[EXERCISE INSTRUCTIONS] Transcribe the whole listing below without changing a word, but leave out every image.

## BEGIN

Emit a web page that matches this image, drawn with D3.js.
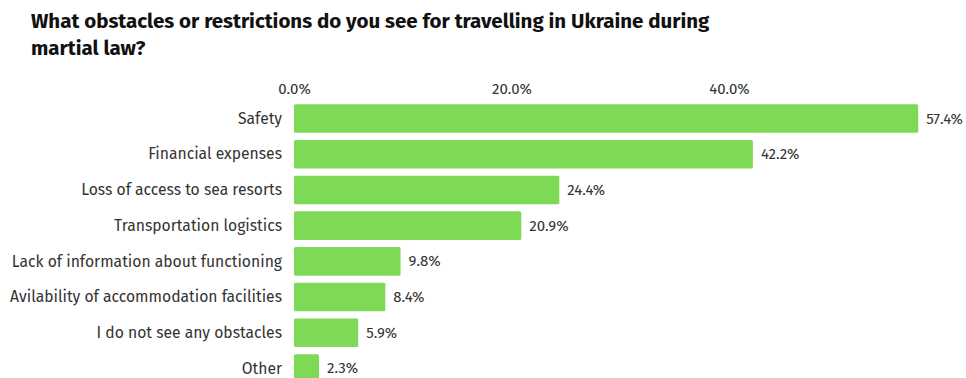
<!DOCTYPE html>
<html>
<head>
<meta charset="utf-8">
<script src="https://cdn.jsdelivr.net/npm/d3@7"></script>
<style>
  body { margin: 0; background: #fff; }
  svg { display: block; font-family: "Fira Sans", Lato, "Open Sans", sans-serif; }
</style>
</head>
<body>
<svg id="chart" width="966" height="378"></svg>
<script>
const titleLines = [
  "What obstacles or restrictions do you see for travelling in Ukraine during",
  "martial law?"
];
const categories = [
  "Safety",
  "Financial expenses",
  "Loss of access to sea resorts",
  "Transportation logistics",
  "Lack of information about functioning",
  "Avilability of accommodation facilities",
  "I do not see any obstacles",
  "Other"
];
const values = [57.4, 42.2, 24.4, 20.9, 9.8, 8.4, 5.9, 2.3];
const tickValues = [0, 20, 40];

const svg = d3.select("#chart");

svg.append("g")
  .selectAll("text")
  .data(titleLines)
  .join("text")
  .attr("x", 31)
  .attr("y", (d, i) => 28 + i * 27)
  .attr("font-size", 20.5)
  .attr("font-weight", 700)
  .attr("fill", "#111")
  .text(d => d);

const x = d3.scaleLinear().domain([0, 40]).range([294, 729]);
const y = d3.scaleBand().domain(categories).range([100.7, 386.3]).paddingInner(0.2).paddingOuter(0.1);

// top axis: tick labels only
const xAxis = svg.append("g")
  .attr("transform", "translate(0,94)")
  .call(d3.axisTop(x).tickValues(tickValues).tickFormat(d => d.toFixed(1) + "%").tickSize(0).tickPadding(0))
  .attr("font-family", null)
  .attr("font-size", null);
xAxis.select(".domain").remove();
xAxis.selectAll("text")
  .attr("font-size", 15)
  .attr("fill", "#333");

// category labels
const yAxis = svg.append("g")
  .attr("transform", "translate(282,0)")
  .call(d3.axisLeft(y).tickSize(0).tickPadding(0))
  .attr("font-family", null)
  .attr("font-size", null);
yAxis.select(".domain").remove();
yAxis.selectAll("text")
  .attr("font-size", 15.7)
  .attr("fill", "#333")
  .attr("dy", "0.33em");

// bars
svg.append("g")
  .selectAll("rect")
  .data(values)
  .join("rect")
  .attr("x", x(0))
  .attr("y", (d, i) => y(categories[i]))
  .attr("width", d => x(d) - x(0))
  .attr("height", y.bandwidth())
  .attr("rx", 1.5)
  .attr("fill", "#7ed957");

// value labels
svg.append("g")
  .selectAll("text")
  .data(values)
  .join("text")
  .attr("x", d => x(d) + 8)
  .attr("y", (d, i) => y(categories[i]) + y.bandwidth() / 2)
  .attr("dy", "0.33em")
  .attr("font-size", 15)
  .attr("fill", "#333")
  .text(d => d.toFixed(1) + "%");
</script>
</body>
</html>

## END

[TASK RESULT]
Emit a web page that matches this image, drawn with D3.js.
<!DOCTYPE html>
<html>
<head>
<meta charset="utf-8">
<script src="https://cdn.jsdelivr.net/npm/d3@7"></script>
<style>
  body { margin: 0; background: #fff; }
  svg { display: block; font-family: "Fira Sans", Lato, "Open Sans", sans-serif; }
</style>
</head>
<body>
<svg id="chart" width="966" height="378"></svg>
<script>
const titleLines = [
  "What obstacles or restrictions do you see for travelling in Ukraine during",
  "martial law?"
];
const categories = [
  "Safety",
  "Financial expenses",
  "Loss of access to sea resorts",
  "Transportation logistics",
  "Lack of information about functioning",
  "Avilability of accommodation facilities",
  "I do not see any obstacles",
  "Other"
];
const values = [57.4, 42.2, 24.4, 20.9, 9.8, 8.4, 5.9, 2.3];
const tickValues = [0, 20, 40];

const svg = d3.select("#chart");

svg.append("g")
  .selectAll("text")
  .data(titleLines)
  .join("text")
  .attr("x", 31)
  .attr("y", (d, i) => 28 + i * 27)
  .attr("font-size", 20.5)
  .attr("font-weight", 700)
  .attr("fill", "#111")
  .text(d => d);

const x = d3.scaleLinear().domain([0, 40]).range([294, 729]);
const y = d3.scaleBand().domain(categories).range([100.7, 386.3]).paddingInner(0.2).paddingOuter(0.1);

// top axis: tick labels only
const xAxis = svg.append("g")
  .attr("transform", "translate(0,94)")
  .call(d3.axisTop(x).tickValues(tickValues).tickFormat(d => d.toFixed(1) + "%").tickSize(0).tickPadding(0))
  .attr("font-family", null)
  .attr("font-size", null);
xAxis.select(".domain").remove();
xAxis.selectAll("text")
  .attr("font-size", 15)
  .attr("fill", "#333");

// category labels
const yAxis = svg.append("g")
  .attr("transform", "translate(282,0)")
  .call(d3.axisLeft(y).tickSize(0).tickPadding(0))
  .attr("font-family", null)
  .attr("font-size", null);
yAxis.select(".domain").remove();
yAxis.selectAll("text")
  .attr("font-size", 15.7)
  .attr("fill", "#333")
  .attr("dy", "0.33em");

// bars
svg.append("g")
  .selectAll("rect")
  .data(values)
  .join("rect")
  .attr("x", x(0))
  .attr("y", (d, i) => y(categories[i]))
  .attr("width", d => x(d) - x(0))
  .attr("height", y.bandwidth())
  .attr("rx", 1.5)
  .attr("fill", "#7ed957");

// value labels
svg.append("g")
  .selectAll("text")
  .data(values)
  .join("text")
  .attr("x", d => x(d) + 8)
  .attr("y", (d, i) => y(categories[i]) + y.bandwidth() / 2)
  .attr("dy", "0.33em")
  .attr("font-size", 15)
  .attr("fill", "#333")
  .text(d => d.toFixed(1) + "%");
</script>
</body>
</html>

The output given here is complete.